Bacon’s vision is motivated by Genesis 1:26-27, the cultural mandate. For Bacon this means that human’s rule the rest of creation and to do that they need to understand it better. The fall affected humanity’s ability to rule over creation, but science can help regain this dominion over creation. His view of the image of God is humanity as hands-on rulers over nature, bringing it under control. As Dowe notes:
… the cultural mandate and related religious ideas are the motivating ideological notions behind Bacon’s vision of a scientifically-driven society. (p 72)
The question in my mind is, is this not an idolisation of science by Bacon? Isn’t his a view of science as a saviour: science will undo the fall derived from a misreading of the cultural mandate?
The end of the twentieth century saw a reaction to this ideology from environmentalists and feminists.
Lynn White Jr, in his famous 1967 article, blamed the ‘ecologic’ crisis on Christianity with its Baconian emphasis on dominion and rulership. (I have dealt with some of White’s objections in an article published in Themelios and available here.)

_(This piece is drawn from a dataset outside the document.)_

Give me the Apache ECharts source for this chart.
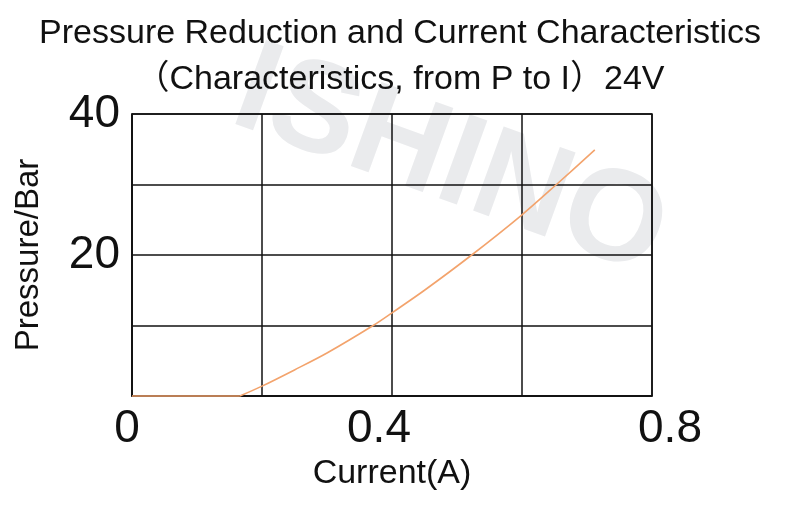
<!DOCTYPE html>
<html>
<head>
<meta charset="utf-8">
<script src="https://cdn.jsdelivr.net/npm/echarts@6/dist/echarts.min.js"></script>
<style>
html,body{margin:0;padding:0;background:#fff;}
#chart{width:800px;height:510px;}
</style>
</head>
<body>
<div id="chart"></div>
<script>
// Data
// flat part (no pressure until the threshold current)
var flatCurrentA    = [0, 0.166];
var flatPressureBar = [0, 0];
// rising part
var riseCurrentA    = [0.166, 0.2, 0.25, 0.3, 0.371, 0.4,  0.45, 0.5226, 0.6,  0.653, 0.712];
var risePressureBar = [0,     1.4, 3.7,  6.1, 10,    11.8, 15.0, 20,     25.7, 30,    34.9];
var xTickLabels = ['0', '0.4', '0.8'];
var yTickLabels = ['20', '40'];

var titleLine1 = 'Pressure Reduction and Current Characteristics';
var titleLine2 = '\uFF08Characteristics, from P to I\uFF0924V';
var watermark = 'ISHINO';

var FONT = '"Liberation Sans", Arial, "Noto Sans CJK SC", sans-serif';

var chart = echarts.init(document.getElementById('chart'), null, {renderer: 'canvas'});

function pairs(xs, ys) { return xs.map(function (x, i) { return [x, ys[i]]; }); }

var lineStyle = {color: '#f3a36c', width: 1.6};

chart.setOption({
  backgroundColor: '#ffffff',
  animation: false,
  textStyle: {fontFamily: FONT},
  title: [
    {text: titleLine1, left: 'center', top: 12,
     textStyle: {fontFamily: FONT, fontSize: 34, fontWeight: 'normal', color: '#111', lineHeight: 34}},
    {text: titleLine2, left: 'center', top: 58,
     textStyle: {fontFamily: FONT, fontSize: 34, fontWeight: 'normal', color: '#111', lineHeight: 34}}
  ],
  graphic: [
    {type: 'text', x: 450, y: 164, rotation: -20 * Math.PI / 180, z: -100, silent: true,
     style: {text: watermark, fontFamily: FONT, fontSize: 130, fontWeight: 'bold',
             fill: '#eaebed', align: 'center', verticalAlign: 'middle'}}
  ],
  grid: {left: 132, right: 148, top: 114, bottom: 114, show: true,
         borderColor: '#111', borderWidth: 1.5, backgroundColor: 'transparent'},
  xAxis: {
    type: 'value', min: 0, max: 0.8, interval: 0.2,
    name: 'Current(A)', nameLocation: 'middle', nameGap: 58,
    nameTextStyle: {fontFamily: FONT, fontSize: 34, color: '#111'},
    axisLine: {show: true, lineStyle: {color: '#111', width: 1.5}},
    axisTick: {show: false},
    splitLine: {show: true, lineStyle: {color: '#111', width: 1.5}},
    axisLabel: {
      margin: 10, color: '#111', fontFamily: FONT, fontSize: 46,
      formatter: function (v) {
        var s = (Math.round(v * 10) / 10).toString();
        if (s === xTickLabels[0]) return '{a|' + s + '}';
        if (s === xTickLabels[1]) return '{b|' + s + '}';
        if (s === xTickLabels[2]) return '{c|' + s + '}';
        return '';
      },
      rich: {
        a: {fontFamily: FONT, fontSize: 46, color: '#111', padding: [0, 10, 0, 0]},
        b: {fontFamily: FONT, fontSize: 46, color: '#111', padding: [0, 26, 0, 0]},
        c: {fontFamily: FONT, fontSize: 46, color: '#111', padding: [0, 0, 0, 36]}
      }
    }
  },
  yAxis: {
    type: 'value', min: 0, max: 40, interval: 10,
    name: 'Pressure/Bar', nameLocation: 'middle', nameGap: 87, nameRotate: 90,
    nameTextStyle: {fontFamily: FONT, fontSize: 33, color: '#111'},
    axisLine: {show: true, lineStyle: {color: '#111', width: 1.5}},
    axisTick: {show: false},
    splitLine: {show: true, lineStyle: {color: '#111', width: 1.5}},
    axisLabel: {
      margin: 12, color: '#111', fontFamily: FONT, fontSize: 46,
      padding: [0, 0, 10, 0],
      formatter: function (v) {
        var s = String(v);
        return yTickLabels.indexOf(s) >= 0 ? s : '';
      }
    }
  },
  series: [
    {type: 'line', data: pairs(flatCurrentA, flatPressureBar), showSymbol: false,
     clip: false, z: 5, lineStyle: lineStyle},
    {type: 'line', data: pairs(riseCurrentA, risePressureBar), smooth: 0.3, showSymbol: false,
     clip: false, z: 5, lineStyle: lineStyle}
  ]
});
</script>
</body>
</html>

Carolyn Merchant in her Death of Nature asserts that how we think of women is linked to how we treat nature.
For Bacon nature was metaphorically female – and Merchant argues that so-called harmless metaphors can have a profound influence on practice and attitudes.
It should be remembered that White and Merchant are arguing against this Baconian view of dominion. Genesis itself sees: dominion in terms of careful and responsible stewardship; and nature not necessarily in terms of being female. The problem is not so much Genesis and the cultural mandate but with the exploitative views of women.
The seventeenth century thinkers tended to have a harmony view of science and religion and utilised the two books metaphor: the two books – Scripture and nature – have a common author and so must be in harmony.